Efficient magic state factories with a catalyzed |CCZ> to 2|T> transformation

We present magic state factory constructions for producing $|CCZ\rangle$ states and $|T\rangle$ states. For the $|CCZ\rangle$ factory we apply the surface code lattice surgery construction techniques described by Fowler et al. to the fault-tolerant Toffoli. The resulting factory has a footprint of $12d \times 6d$ (where $d$ is the code distance) and produces one $|CCZ\rangle$ every $5.5d$ surface code cycles. Our $|T\rangle$ state factory uses the $|CCZ\rangle$ factory's output and a catalyst $|T\rangle$ state to exactly transform one $|CCZ\rangle$ state into two $|T\rangle$ states. It has a footprint 25% smaller than the factory of Fowler et al. but outputs $|T\rangle$ states twice as quickly. We show how to generalize the catalyzed transformation to arbitrary phase angles, and note that the case $θ=22.5^\circ$ produces a particularly efficient circuit for producing $|\sqrt{T}\rangle$ states.

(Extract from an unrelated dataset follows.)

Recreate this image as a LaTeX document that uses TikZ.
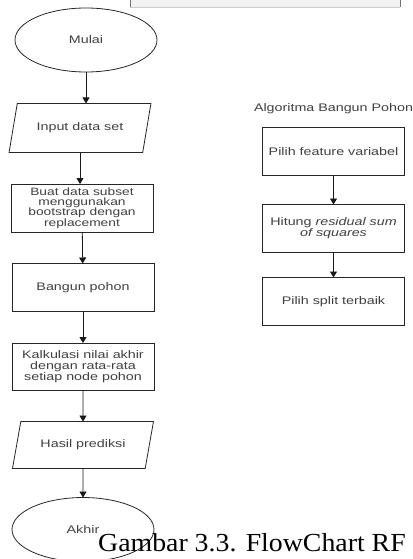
\documentclass[tikz,border=0pt]{standalone}
\usepackage{fontspec}
\setmainfont{Liberation Sans}
\newfontfamily\chartfont[FakeStretch=1.3]{Liberation Sans}
\newfontfamily\captionfont[FakeStretch=1.07]{Liberation Serif}
\usetikzlibrary{shapes.geometric, arrows.meta, positioning}

\begin{document}
\begin{tikzpicture}[
  x=1pt, y=-1pt,
  node distance=31.5pt and 1cm,
  every node/.style={font=\chartfont\fontsize{11}{11}\selectfont, text=black!75},
  box/.style={rectangle, draw=black!85, line width=0.8pt, minimum width=142pt,
              minimum height=48pt, align=center, inner sep=1pt, outer sep=0pt},
  term/.style={ellipse, draw=black!85, line width=0.8pt, minimum width=142pt,
               minimum height=64pt, inner sep=0pt, outer sep=0pt},
  io/.style={trapezium, trapezium left angle=61, trapezium right angle=119,
             trapezium stretches=true, draw=black!85, line width=0.8pt,
             minimum width=142pt, minimum height=49pt, inner sep=0pt, outer sep=0pt},
  arr/.style={-{Triangle[length=6pt, width=7pt]}, line width=0.8pt, black!90}
]
\useasboundingbox (0,0) rectangle (412,559);

% potongan kotak di atas
\fill[black!5] (130,0) rectangle (400,7);
\draw[black!20] (130,7) -- (400,7);
\draw[black!55, line width=0.8pt] (130,0) -- (130,7) (400,0) -- (400,7);

% alur utama
\node[term] (mulai) at (86,40) {Mulai};
\node[io, below=of mulai, xshift=-6pt]  (input)  {Input data set};
\node[box, below=of input, xshift=2pt, font=\chartfont\fontsize{10.6}{10.4}\selectfont]
      (subset) {Buat data subset\\menggunakan\\bootstrap dengan\\replacement};
\node[box, below=of subset, xshift=1pt] (bangun) {Bangun pohon};
\node[box, below=of bangun, minimum height=47pt] (kalk) {Kalkulasi nilai akhir\\dengan rata-rata\\setiap node pohon};
\node[io, below=of kalk, minimum height=47pt] (hasil) {Hasil prediksi};
\node[term, below=29pt of hasil] (akhir) {Akhir};

\draw[arr] (mulai)        -- (mulai |- input.north);
\draw[arr] (input.south)  -- (input.south |- subset.north);
\draw[arr] (subset)       -- (bangun);
\draw[arr] (bangun)       -- (kalk);
\draw[arr] (kalk)         -- (hasil);
\draw[arr] (hasil)        -- (akhir);

% algoritma bangun pohon
\node[box] (fitur) at (333.5,151.5) {Pilih feature variabel};
\node[above=14pt of fitur, inner sep=0pt] (judul) {Algoritma Bangun Pohon};
\node[box, below=29pt of fitur] (rss)   {Hitung \textit{residual sum}\\\textit{of squares}};
\node[box, below=25pt of rss]   (split) {Pilih split terbaik};

\draw[arr] (fitur) -- (rss);
\draw[arr] (rss)   -- (split);

\node[font=\captionfont\fontsize{26}{26}\selectfont, text=black, anchor=base west,
      inner sep=0pt] (caption) at (98,551) {Gambar 3.3. FlowChart RF};
\end{tikzpicture}
\end{document}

Compared to using the $12d \times 8d \times 6.5d$ $|T\rangle$ factory of Fowler et al., our $|CCZ\rangle$ factory can quintuple the speed of algorithms that are dominated by the cost of applying Toffoli gates, including Shor's algorithm and the chemistry algorithm of Babbush et al.. Assuming a physical gate error rate of $10^{-3}$, our CCZ factory can produce $\sim 10^{10}$ states on average before an error occurs. This is sufficient for classically intractable instantiations of the chemistry algorithm, but for more demanding algorithms such as Shor's algorithm the mean number of states until failure can be increased to $\sim 10^{12}$ by increasing the factory footprint 20%.